The Pros and Cons of Life Insurance inside Your Super

The Pros and Cons of Life Insurance inside Your Super

Did you know that life insurance and TPD are automatically added through your superannuation? Yes, that’s right. There is Life Insurance inside your super.

It is essential to regularly check if the coverage amount and the policy type that you have is still suitable to your current situation. If you had a recent big life event, it’s important to go back to your policy type and check if it still fits your current requirements. Examples of these are getting married or divorced, having a baby, or recently changing jobs,

Types of Insurance Coverages inside Super

There are three main types of coverage inside of a super:

  1. Death Cover: This type of coverage is a lump sum amount that is given to your determined beneficiary during your death.
  2. TPD Insurance: In the unfortunate event that you become totally and permanently disabled because of a disease or injury which resulted to you not being able to work for a position that you are qualified for, you will receive a lump sum benefit.
  3. Income Protection: If you got into an accident or had an illness that prevented you from working longer than your waiting period, you will be provided a monthly benefit.

Pros and Cons of Life Insurance through Super

One of the biggest reasons why people take out insurance through their super is because there are no out-of-pocket costs. Your insurance gets paid from the fund, which means you don’t have to pay it through your taxable income.

But before you decide on whether to get life insurance through your super, below are some pros and cons:


  • Insurance through super is generally more convenient and easier to manage.
  • No out-of-pocket costs because premiums are paid through your super account instead of being taken from your personal account.
  • It generally includes three types of coverage: death cover, TPD, and income protection.
  • Tax deductible to the fund with a rate of 15%.


  • While it may be convenient, your insurance can be cancelled if your fund does not meet the $6,000 minimum and has been inactive in the last 16 months.
  • If you pay your premiums via your super fund, you may eventually have less money when you retire.
  • When you purchase your coverage through your super, own TPD and Trauma insurance are not included.
  • Non tax-dependent beneficiaries may have to pay up to 31.5% tax on the death benefit they will get when you pass away.

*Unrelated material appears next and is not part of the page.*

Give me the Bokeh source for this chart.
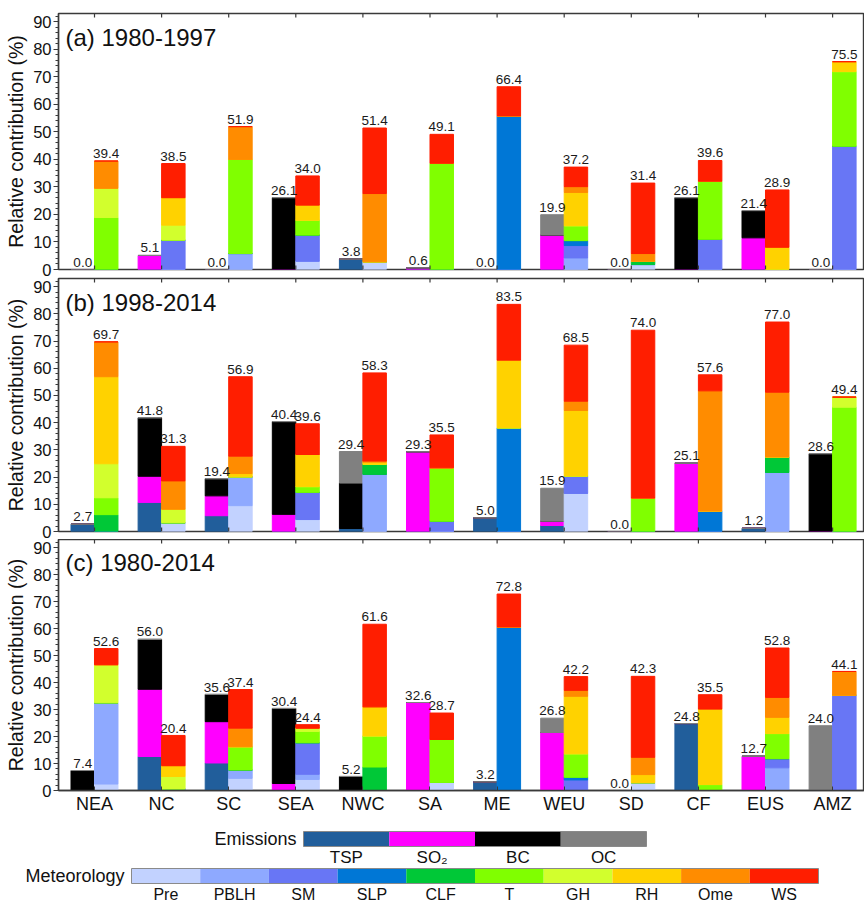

Is it worth it to Get Insurance via Your Super?

Determining whether it is worth it to get your insurance via your superannuation will all depend on you and your family’s unique requirements. Ask yourself if the coverage you have is enough to support your family in case you are unable to report to work due to illness, an injury or your death.

More importantly, keep in mind that it will be more challenging to claim life insurance inside of a super. You need to meet the insurance company’s terms and conditions plus the SIS condition of release.

Getting life insurance inside of your super is a decision that needs careful consideration. Make sure you do your research. This way, you can make the best decision for you and your loved ones.